** START Source material **
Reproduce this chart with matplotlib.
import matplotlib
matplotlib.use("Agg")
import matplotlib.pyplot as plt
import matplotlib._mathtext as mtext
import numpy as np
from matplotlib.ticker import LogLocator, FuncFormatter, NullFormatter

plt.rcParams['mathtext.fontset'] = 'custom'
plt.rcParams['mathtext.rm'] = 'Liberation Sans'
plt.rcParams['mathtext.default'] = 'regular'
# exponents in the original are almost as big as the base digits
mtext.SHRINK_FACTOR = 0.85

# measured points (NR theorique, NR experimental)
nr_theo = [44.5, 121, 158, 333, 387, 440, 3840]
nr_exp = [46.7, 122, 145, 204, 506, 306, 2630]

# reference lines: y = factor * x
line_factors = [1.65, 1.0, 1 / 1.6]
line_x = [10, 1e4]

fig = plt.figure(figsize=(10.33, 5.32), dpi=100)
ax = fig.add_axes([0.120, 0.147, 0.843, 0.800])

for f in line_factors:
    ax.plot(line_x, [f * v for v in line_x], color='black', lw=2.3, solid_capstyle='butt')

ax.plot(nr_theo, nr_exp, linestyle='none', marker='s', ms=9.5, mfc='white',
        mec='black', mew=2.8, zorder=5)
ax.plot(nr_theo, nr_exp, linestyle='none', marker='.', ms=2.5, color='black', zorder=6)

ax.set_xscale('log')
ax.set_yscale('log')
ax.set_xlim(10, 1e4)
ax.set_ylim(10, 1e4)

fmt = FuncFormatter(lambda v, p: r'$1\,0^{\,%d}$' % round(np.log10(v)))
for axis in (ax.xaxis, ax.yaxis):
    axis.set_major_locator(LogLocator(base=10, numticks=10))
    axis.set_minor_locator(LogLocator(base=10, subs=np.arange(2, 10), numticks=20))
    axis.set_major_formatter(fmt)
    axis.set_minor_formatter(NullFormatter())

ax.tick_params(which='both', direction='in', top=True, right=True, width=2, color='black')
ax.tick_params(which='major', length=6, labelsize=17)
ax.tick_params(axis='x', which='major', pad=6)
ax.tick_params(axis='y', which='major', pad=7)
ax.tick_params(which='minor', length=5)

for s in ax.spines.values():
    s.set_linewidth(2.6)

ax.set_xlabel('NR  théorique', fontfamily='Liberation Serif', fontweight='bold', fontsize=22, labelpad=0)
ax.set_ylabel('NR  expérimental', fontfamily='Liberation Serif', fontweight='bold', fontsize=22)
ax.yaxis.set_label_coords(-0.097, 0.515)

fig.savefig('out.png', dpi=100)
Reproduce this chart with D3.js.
** END Source material **
** START Source material **
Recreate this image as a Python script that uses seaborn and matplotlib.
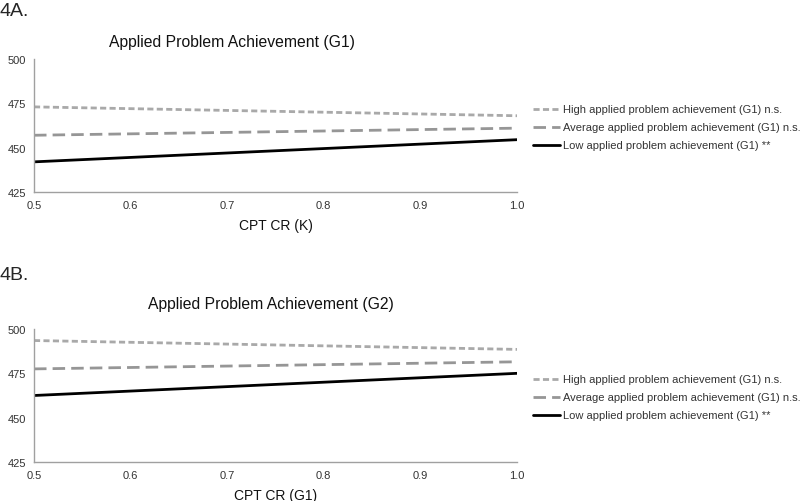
** END Source material **
** START Source material **
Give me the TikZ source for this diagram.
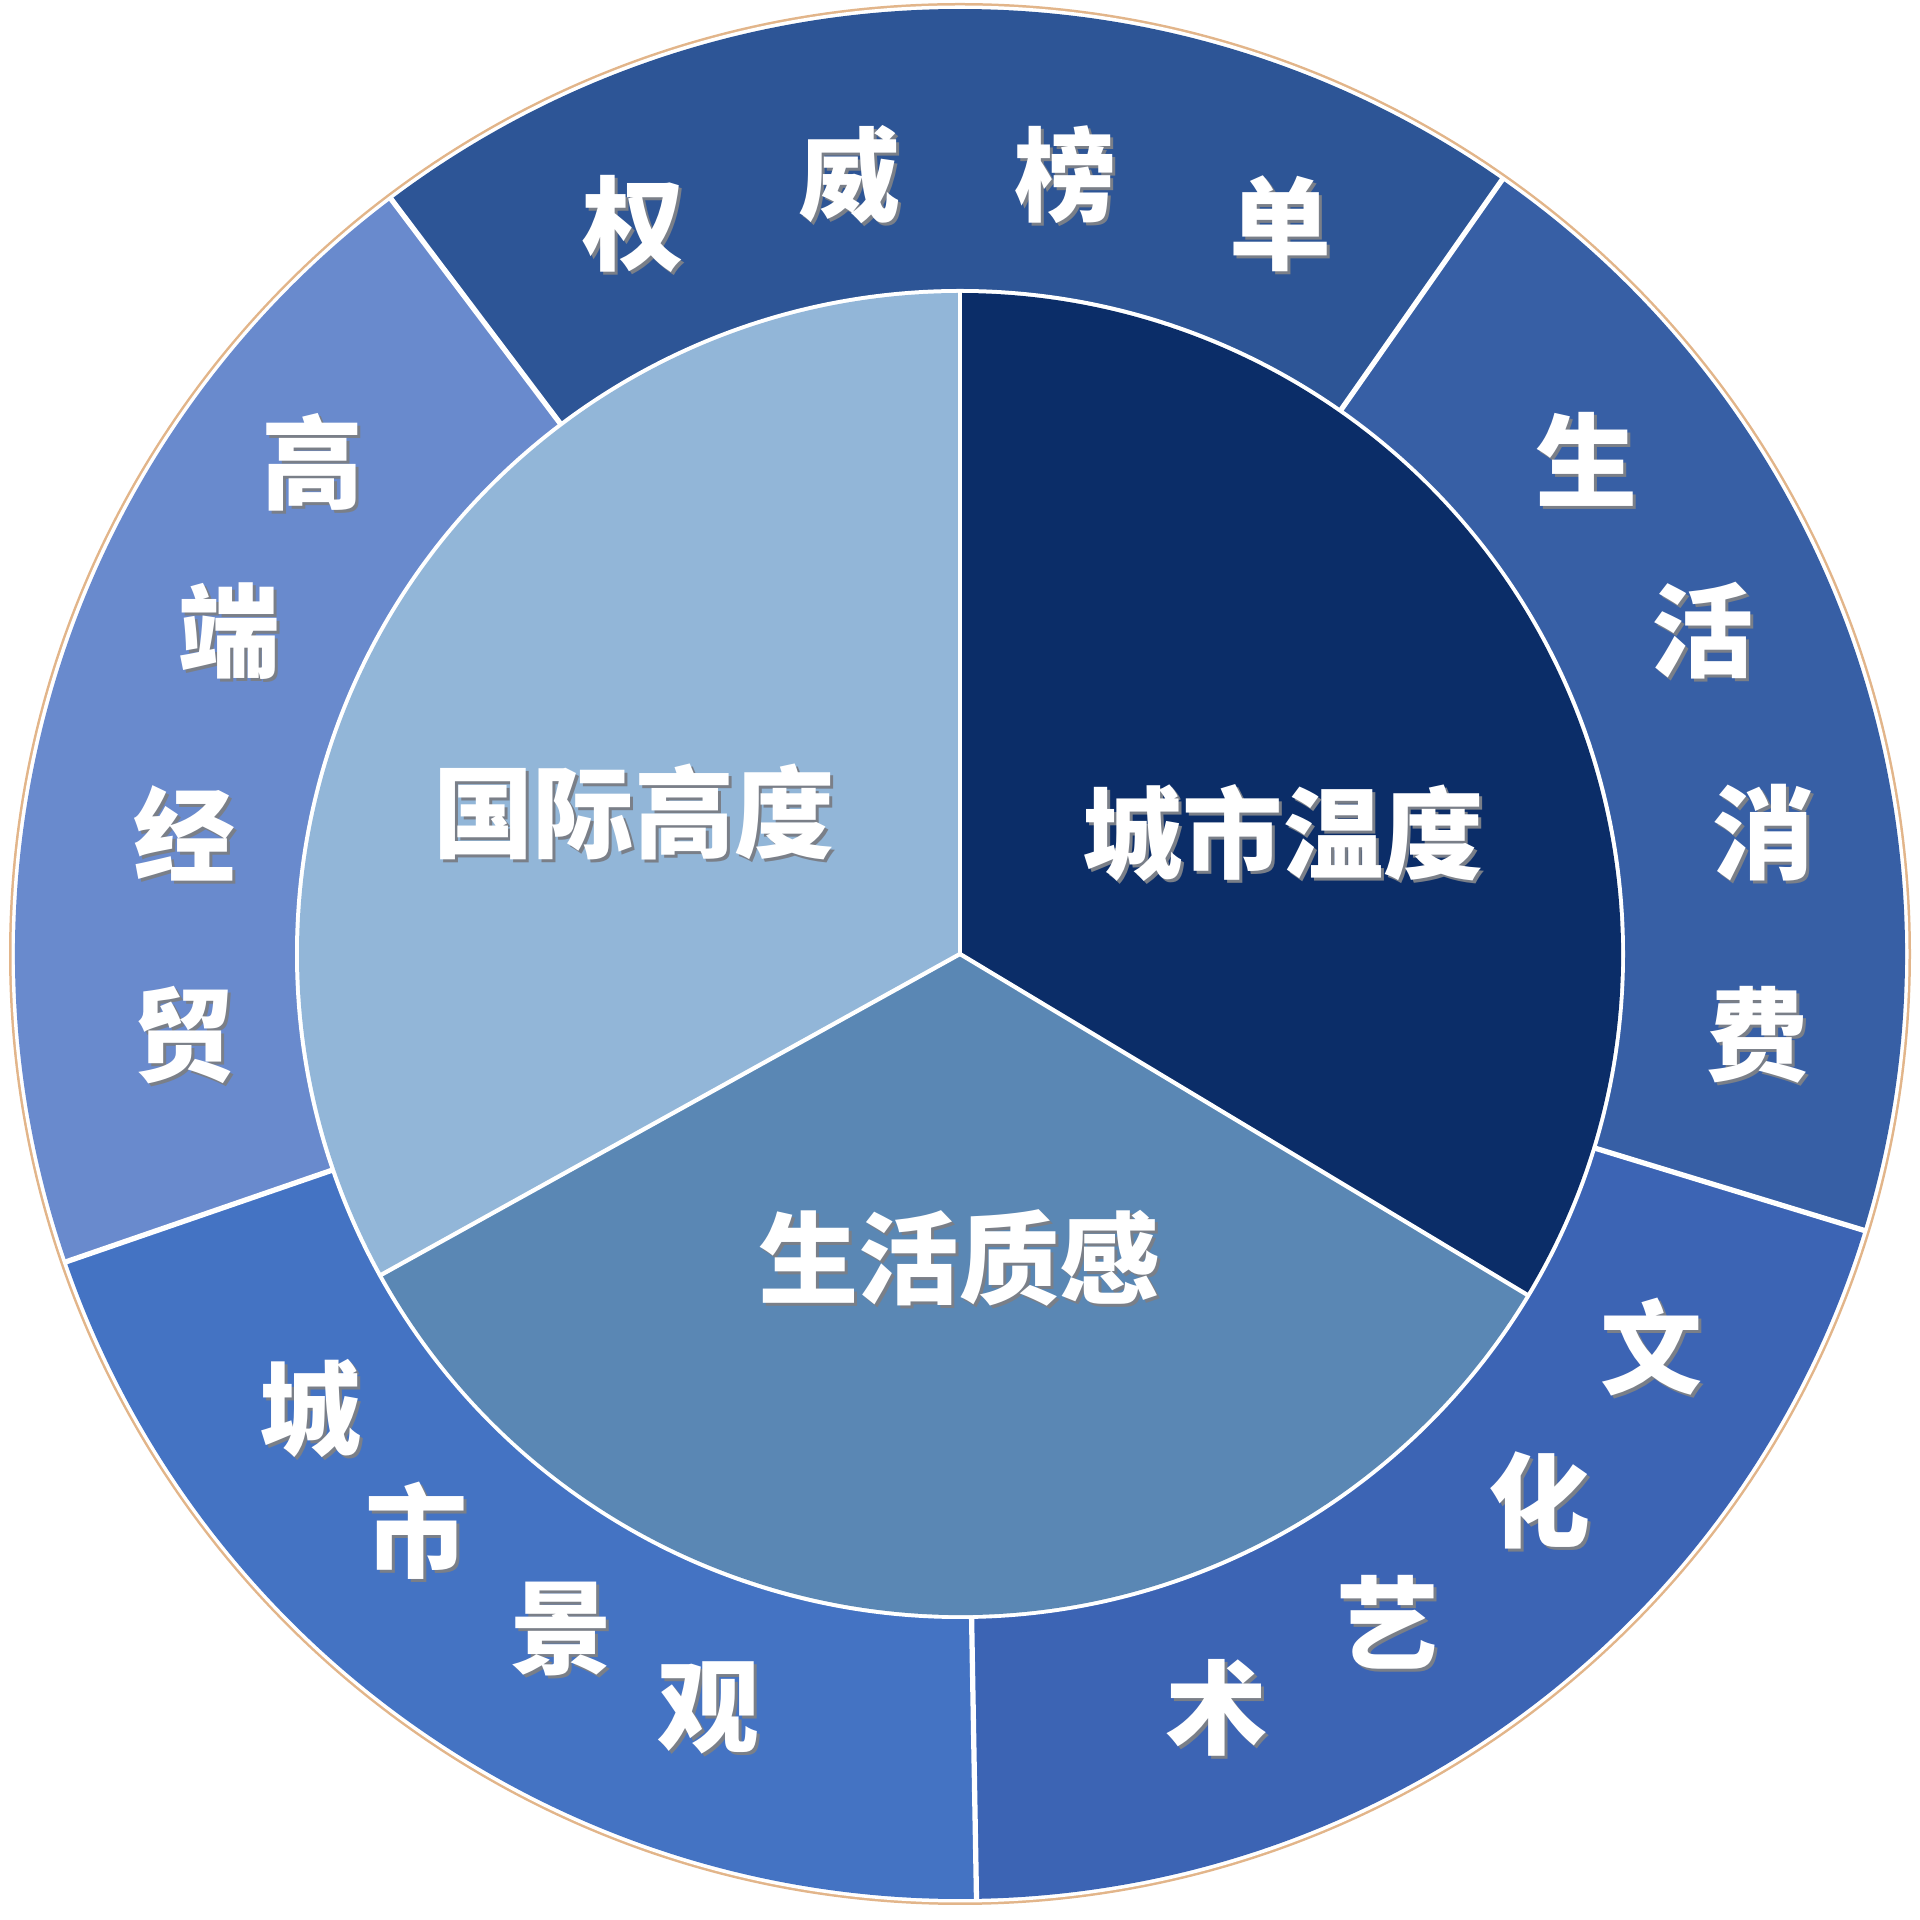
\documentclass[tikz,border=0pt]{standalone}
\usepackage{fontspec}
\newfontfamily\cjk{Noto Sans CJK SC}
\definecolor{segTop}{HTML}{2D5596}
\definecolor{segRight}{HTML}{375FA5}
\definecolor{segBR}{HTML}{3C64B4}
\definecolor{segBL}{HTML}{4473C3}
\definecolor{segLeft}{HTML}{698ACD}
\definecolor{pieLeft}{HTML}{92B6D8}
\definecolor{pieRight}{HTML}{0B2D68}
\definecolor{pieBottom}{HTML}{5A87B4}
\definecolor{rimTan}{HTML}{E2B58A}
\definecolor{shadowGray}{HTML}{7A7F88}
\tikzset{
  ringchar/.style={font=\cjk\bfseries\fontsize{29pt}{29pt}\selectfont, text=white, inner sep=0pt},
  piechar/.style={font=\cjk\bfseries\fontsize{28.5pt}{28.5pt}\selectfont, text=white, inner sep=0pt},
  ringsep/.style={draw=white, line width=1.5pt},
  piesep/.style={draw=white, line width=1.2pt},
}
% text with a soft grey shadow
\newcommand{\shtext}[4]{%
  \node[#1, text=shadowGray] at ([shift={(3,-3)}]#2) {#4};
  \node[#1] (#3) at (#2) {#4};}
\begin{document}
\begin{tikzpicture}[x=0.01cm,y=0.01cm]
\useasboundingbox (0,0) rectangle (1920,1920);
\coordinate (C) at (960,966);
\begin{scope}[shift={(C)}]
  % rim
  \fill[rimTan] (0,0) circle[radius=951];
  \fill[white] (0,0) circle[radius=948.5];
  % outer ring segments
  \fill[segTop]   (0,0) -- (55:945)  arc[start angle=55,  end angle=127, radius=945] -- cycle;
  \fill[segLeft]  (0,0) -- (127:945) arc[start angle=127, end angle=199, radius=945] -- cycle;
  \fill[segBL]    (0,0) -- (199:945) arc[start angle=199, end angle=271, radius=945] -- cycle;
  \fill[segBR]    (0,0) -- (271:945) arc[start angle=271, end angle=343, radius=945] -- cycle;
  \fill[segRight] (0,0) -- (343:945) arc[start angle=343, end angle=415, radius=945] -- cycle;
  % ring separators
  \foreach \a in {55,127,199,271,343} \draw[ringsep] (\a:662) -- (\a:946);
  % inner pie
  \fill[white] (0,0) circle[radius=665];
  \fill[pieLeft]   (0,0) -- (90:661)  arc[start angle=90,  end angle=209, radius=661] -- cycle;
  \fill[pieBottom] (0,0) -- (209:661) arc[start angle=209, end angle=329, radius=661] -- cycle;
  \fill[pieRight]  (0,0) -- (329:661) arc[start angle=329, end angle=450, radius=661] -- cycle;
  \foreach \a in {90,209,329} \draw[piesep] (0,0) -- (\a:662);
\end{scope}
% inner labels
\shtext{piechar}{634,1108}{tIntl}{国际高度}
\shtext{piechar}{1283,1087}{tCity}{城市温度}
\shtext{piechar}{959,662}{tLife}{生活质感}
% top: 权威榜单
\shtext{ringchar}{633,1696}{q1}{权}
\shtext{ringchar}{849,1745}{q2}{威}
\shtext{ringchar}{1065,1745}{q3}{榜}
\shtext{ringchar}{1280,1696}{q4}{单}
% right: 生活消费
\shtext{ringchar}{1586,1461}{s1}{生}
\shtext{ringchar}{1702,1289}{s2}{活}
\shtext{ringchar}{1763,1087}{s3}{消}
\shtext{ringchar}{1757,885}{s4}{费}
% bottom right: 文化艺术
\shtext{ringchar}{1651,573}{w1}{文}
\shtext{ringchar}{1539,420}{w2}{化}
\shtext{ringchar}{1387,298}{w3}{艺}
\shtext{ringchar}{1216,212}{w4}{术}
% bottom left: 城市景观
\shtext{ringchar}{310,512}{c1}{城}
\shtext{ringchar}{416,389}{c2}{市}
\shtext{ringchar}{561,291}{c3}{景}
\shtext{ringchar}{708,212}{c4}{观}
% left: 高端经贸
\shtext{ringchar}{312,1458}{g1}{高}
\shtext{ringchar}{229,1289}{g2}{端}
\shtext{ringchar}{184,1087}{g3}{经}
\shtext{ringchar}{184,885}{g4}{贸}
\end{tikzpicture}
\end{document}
** END Source material **
Nothing but the lines from the one with "Reproduce this chart with matplotlib." to the one with "ax.tick_params(which='minor', length=5)" should be echoed, both of them included, exactly as written.

Reproduce this chart with matplotlib.
import matplotlib
matplotlib.use("Agg")
import matplotlib.pyplot as plt
import matplotlib._mathtext as mtext
import numpy as np
from matplotlib.ticker import LogLocator, FuncFormatter, NullFormatter

plt.rcParams['mathtext.fontset'] = 'custom'
plt.rcParams['mathtext.rm'] = 'Liberation Sans'
plt.rcParams['mathtext.default'] = 'regular'
# exponents in the original are almost as big as the base digits
mtext.SHRINK_FACTOR = 0.85

# measured points (NR theorique, NR experimental)
nr_theo = [44.5, 121, 158, 333, 387, 440, 3840]
nr_exp = [46.7, 122, 145, 204, 506, 306, 2630]

# reference lines: y = factor * x
line_factors = [1.65, 1.0, 1 / 1.6]
line_x = [10, 1e4]

fig = plt.figure(figsize=(10.33, 5.32), dpi=100)
ax = fig.add_axes([0.120, 0.147, 0.843, 0.800])

for f in line_factors:
    ax.plot(line_x, [f * v for v in line_x], color='black', lw=2.3, solid_capstyle='butt')

ax.plot(nr_theo, nr_exp, linestyle='none', marker='s', ms=9.5, mfc='white',
        mec='black', mew=2.8, zorder=5)
ax.plot(nr_theo, nr_exp, linestyle='none', marker='.', ms=2.5, color='black', zorder=6)

ax.set_xscale('log')
ax.set_yscale('log')
ax.set_xlim(10, 1e4)
ax.set_ylim(10, 1e4)

fmt = FuncFormatter(lambda v, p: r'$1\,0^{\,%d}$' % round(np.log10(v)))
for axis in (ax.xaxis, ax.yaxis):
    axis.set_major_locator(LogLocator(base=10, numticks=10))
    axis.set_minor_locator(LogLocator(base=10, subs=np.arange(2, 10), numticks=20))
    axis.set_major_formatter(fmt)
    axis.set_minor_formatter(NullFormatter())

ax.tick_params(which='both', direction='in', top=True, right=True, width=2, color='black')
ax.tick_params(which='major', length=6, labelsize=17)
ax.tick_params(axis='x', which='major', pad=6)
ax.tick_params(axis='y', which='major', pad=7)
ax.tick_params(which='minor', length=5)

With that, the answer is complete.